▼

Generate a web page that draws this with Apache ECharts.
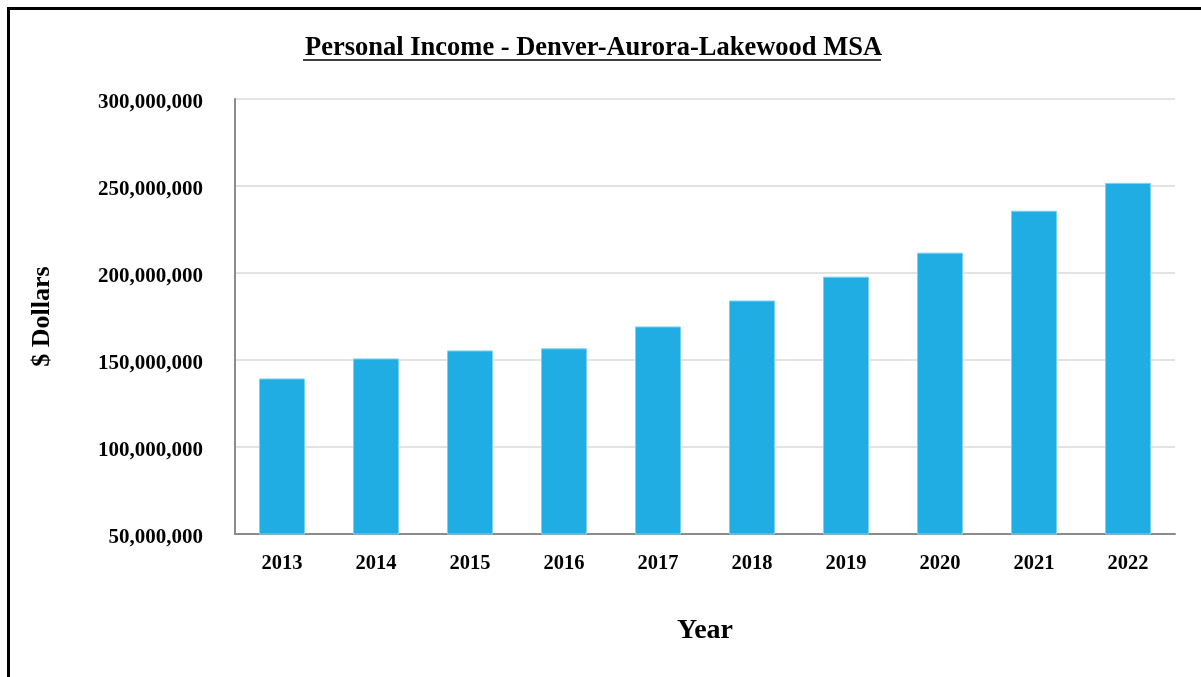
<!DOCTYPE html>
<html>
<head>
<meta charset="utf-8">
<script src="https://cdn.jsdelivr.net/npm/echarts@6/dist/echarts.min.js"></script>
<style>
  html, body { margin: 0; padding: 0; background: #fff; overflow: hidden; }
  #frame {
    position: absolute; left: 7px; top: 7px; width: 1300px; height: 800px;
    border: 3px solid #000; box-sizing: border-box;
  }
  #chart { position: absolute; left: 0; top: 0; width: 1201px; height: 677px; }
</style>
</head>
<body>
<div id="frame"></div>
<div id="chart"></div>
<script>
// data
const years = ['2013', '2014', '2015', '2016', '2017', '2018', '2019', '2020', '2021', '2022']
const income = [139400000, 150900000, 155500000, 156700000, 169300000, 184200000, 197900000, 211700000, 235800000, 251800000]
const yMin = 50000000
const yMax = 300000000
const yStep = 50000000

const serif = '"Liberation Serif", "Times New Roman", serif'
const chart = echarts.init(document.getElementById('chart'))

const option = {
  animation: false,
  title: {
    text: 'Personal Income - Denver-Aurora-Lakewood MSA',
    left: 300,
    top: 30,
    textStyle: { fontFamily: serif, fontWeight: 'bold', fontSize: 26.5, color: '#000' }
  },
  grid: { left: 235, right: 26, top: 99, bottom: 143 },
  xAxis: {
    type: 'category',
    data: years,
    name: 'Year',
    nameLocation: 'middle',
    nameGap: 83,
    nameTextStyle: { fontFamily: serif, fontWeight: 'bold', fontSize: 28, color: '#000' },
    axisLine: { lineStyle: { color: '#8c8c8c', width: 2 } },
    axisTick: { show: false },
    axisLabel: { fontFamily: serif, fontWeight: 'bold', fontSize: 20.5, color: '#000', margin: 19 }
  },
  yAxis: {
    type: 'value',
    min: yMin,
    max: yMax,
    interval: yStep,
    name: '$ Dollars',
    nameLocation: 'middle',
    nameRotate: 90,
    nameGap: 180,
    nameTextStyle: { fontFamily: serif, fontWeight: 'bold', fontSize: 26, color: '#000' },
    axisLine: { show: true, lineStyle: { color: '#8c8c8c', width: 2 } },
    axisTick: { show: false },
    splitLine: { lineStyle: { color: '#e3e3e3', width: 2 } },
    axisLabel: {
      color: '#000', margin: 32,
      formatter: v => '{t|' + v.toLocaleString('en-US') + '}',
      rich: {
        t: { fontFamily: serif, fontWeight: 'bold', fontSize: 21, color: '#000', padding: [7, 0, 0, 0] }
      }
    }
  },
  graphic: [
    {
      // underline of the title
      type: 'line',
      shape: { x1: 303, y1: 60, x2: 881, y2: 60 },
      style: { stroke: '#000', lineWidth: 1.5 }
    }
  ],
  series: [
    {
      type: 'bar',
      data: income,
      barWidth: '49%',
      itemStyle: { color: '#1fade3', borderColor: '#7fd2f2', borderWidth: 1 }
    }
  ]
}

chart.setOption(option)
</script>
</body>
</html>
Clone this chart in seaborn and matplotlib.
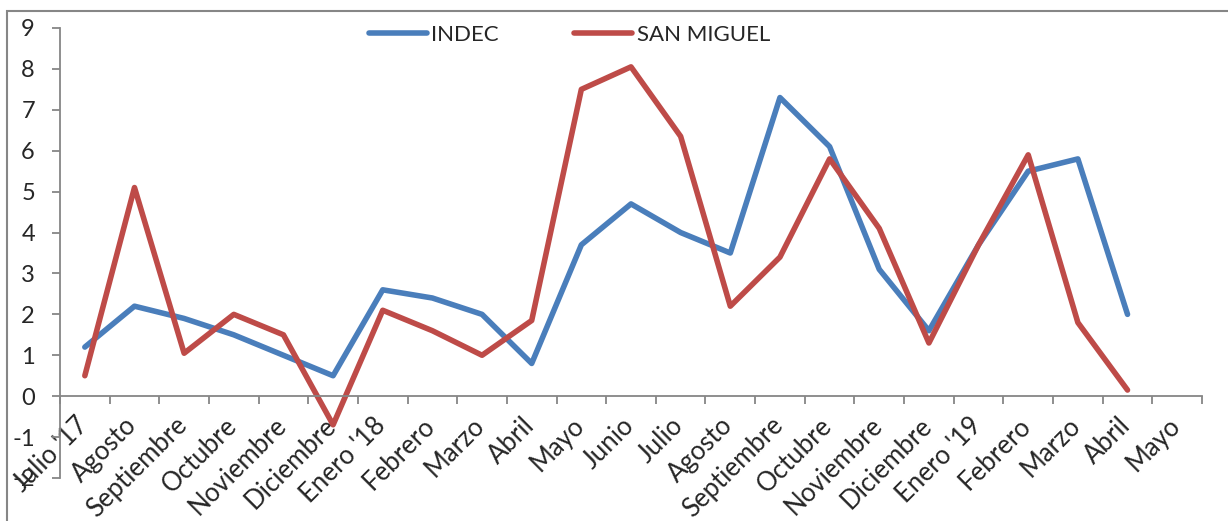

▲

### Directive
Repeat the lines from where the entries begin to the line with "const chart = echarts.init(document.getElementById('chart'))", both included. Any picture is left out.

### Exercise answer
Generate a web page that draws this with Apache ECharts.
<!DOCTYPE html>
<html>
<head>
<meta charset="utf-8">
<script src="https://cdn.jsdelivr.net/npm/echarts@6/dist/echarts.min.js"></script>
<style>
  html, body { margin: 0; padding: 0; background: #fff; overflow: hidden; }
  #frame {
    position: absolute; left: 7px; top: 7px; width: 1300px; height: 800px;
    border: 3px solid #000; box-sizing: border-box;
  }
  #chart { position: absolute; left: 0; top: 0; width: 1201px; height: 677px; }
</style>
</head>
<body>
<div id="frame"></div>
<div id="chart"></div>
<script>
// data
const years = ['2013', '2014', '2015', '2016', '2017', '2018', '2019', '2020', '2021', '2022']
const income = [139400000, 150900000, 155500000, 156700000, 169300000, 184200000, 197900000, 211700000, 235800000, 251800000]
const yMin = 50000000
const yMax = 300000000
const yStep = 50000000

const serif = '"Liberation Serif", "Times New Roman", serif'
const chart = echarts.init(document.getElementById('chart'))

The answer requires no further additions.